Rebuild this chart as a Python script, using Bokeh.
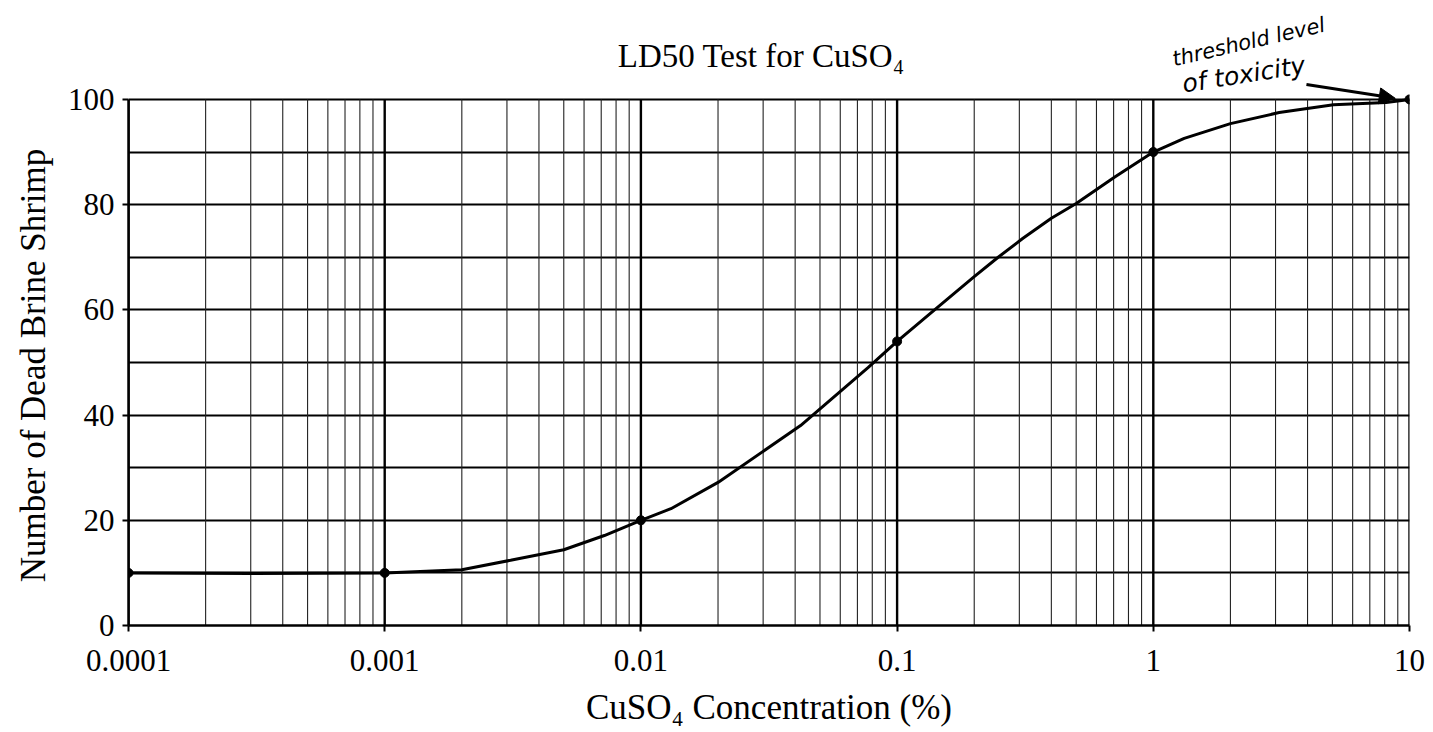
from bokeh.plotting import figure
from bokeh.models import (FixedTicker, LogTicker, PrintfTickFormatter, Label, Arrow,
                          NormalHead, Range1d)
from bokeh.embed import file_html
from bokeh.resources import INLINE

# measured points
conc = [0.0001, 0.001, 0.01, 0.1, 1, 10]
dead = [10, 10, 20, 54, 90, 100]

# hand-drawn smooth curve
curve_x = [0.0001, 0.0003, 0.001, 0.002, 0.0031, 0.005, 0.0072, 0.01, 0.0131, 0.02,
           0.042, 0.077, 0.1, 0.14, 0.2, 0.248, 0.31, 0.4, 0.5, 0.705,
           1, 1.32, 2.0, 3.1, 5.05, 8.1, 10]
curve_y = [10, 9.9, 10, 10.6, 12.4, 14.4, 17.1, 20, 22.2, 27.2,
           38, 49, 54, 60, 66.3, 70, 73.6, 77.4, 80.2, 85.2,
           90, 92.6, 95.4, 97.5, 99, 99.4, 100]

y_major = [0, 20, 40, 60, 80, 100]
y_minor = [10, 30, 50, 70, 90]
decades = [0.0001, 0.001, 0.01, 0.1, 1, 10]
x_minor = [k * d for d in decades[:-1] for k in range(2, 10)]

title_text = "LD50 Test for CuSO\u2084"
note_text = "threshold level"
note_text2 = "of toxicity"
# trailing no-break spaces shift the centred label down to the 0-100 span
y_label = "Number of Dead Brine Shrimp" + "\u00a0" * 12

SERIF = "Liberation Serif"
Y_TOP = 118.8  # frame extends above 100 so the notes can sit there

p = figure(width=1433, height=732, x_axis_type="log",
           x_range=Range1d(0.0001, 10), y_range=Range1d(0, Y_TOP),
           output_backend="svg", toolbar_location=None,
           min_border_left=128, min_border_right=24,
           min_border_top=0, min_border_bottom=107)
p.outline_line_color = None
p.background_fill_color = "white"
p.border_fill_color = "white"

# x axis
p.xaxis.ticker = LogTicker(num_minor_ticks=10)
p.xaxis.formatter = PrintfTickFormatter(format="%g")
p.xaxis.axis_label = "CuSO\u2084 Concentration (%)"
# y axis
p.yaxis.ticker = FixedTicker(ticks=y_major, minor_ticks=y_minor)
p.yaxis.bounds = (0, 100)
p.yaxis.axis_label = y_label

for ax in (p.xaxis, p.yaxis):
    ax.axis_line_color = "black"
    ax.axis_line_width = 2.5
    ax.major_tick_line_color = "black"
    ax.major_tick_line_width = 2
    ax.major_tick_out = 6
    ax.major_tick_in = 0
    ax.minor_tick_line_color = None
    ax.major_label_text_font = SERIF
    ax.major_label_text_font_size = "31px"
    ax.major_label_text_color = "black"
    ax.axis_label_text_font = SERIF
    ax.axis_label_text_font_size = "35px"
    ax.axis_label_text_font_style = "normal"
    ax.axis_label_text_color = "black"
p.xaxis.major_label_standoff = 18
p.xaxis.axis_label_standoff = 14
p.yaxis.major_label_standoff = 8
p.yaxis.axis_label_standoff = 12

# grids: horizontal lines via the grid, vertical lines stop at 100
p.xgrid.visible = False
p.ygrid.ticker = FixedTicker(ticks=y_major + y_minor)
p.ygrid.grid_line_color = "black"
p.ygrid.grid_line_width = 2
p.ygrid.grid_line_alpha = 1

p.segment(x0=x_minor, y0=[0] * len(x_minor), x1=x_minor, y1=[100] * len(x_minor),
          line_color="#222222", line_width=1.1)
p.segment(x0=decades, y0=[0] * len(decades), x1=decades, y1=[100] * len(decades),
          line_color="black", line_width=2.4)

p.line(curve_x, curve_y, line_color="black", line_width=3)
p.scatter(conc, dead, size=9, color="black")

p.add_layout(Label(x=0.0295, y=108.3, text=title_text, text_align="center",
                   text_baseline="alphabetic", text_font=SERIF,
                   text_font_size="33px", text_color="black"))

p.add_layout(Label(x=1.19, y=107.6, text=note_text, angle=13, angle_units="deg",
                   text_font="DejaVu Sans", text_font_style="italic",
                   text_font_size="21px", text_color="black",
                   text_baseline="alphabetic"))
p.add_layout(Label(x=1.3, y=102.9, text=note_text2, angle=9, angle_units="deg",
                   text_font="DejaVu Sans", text_font_style="italic",
                   text_font_size="25px", text_color="black",
                   text_baseline="alphabetic"))
p.add_layout(Arrow(x_start=3.96, y_start=102.85, x_end=8.8, y_end=100.2,
                   line_width=3, line_color="black",
                   end=NormalHead(size=16, fill_color="black", line_color="black")))

open("out.html", "w").write(file_html(p, INLINE))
^^^^^^^^
GIVEN PROBLEM: Write out the lines from the start of the material to the line with "from bokeh.resources import INLINE", inclusive and exactly. Skip the pictures.

ANSWER FOR THIS EXERCISE:
Rebuild this chart as a Python script, using Bokeh.
from bokeh.plotting import figure
from bokeh.models import (FixedTicker, LogTicker, PrintfTickFormatter, Label, Arrow,
                          NormalHead, Range1d)
from bokeh.embed import file_html
from bokeh.resources import INLINE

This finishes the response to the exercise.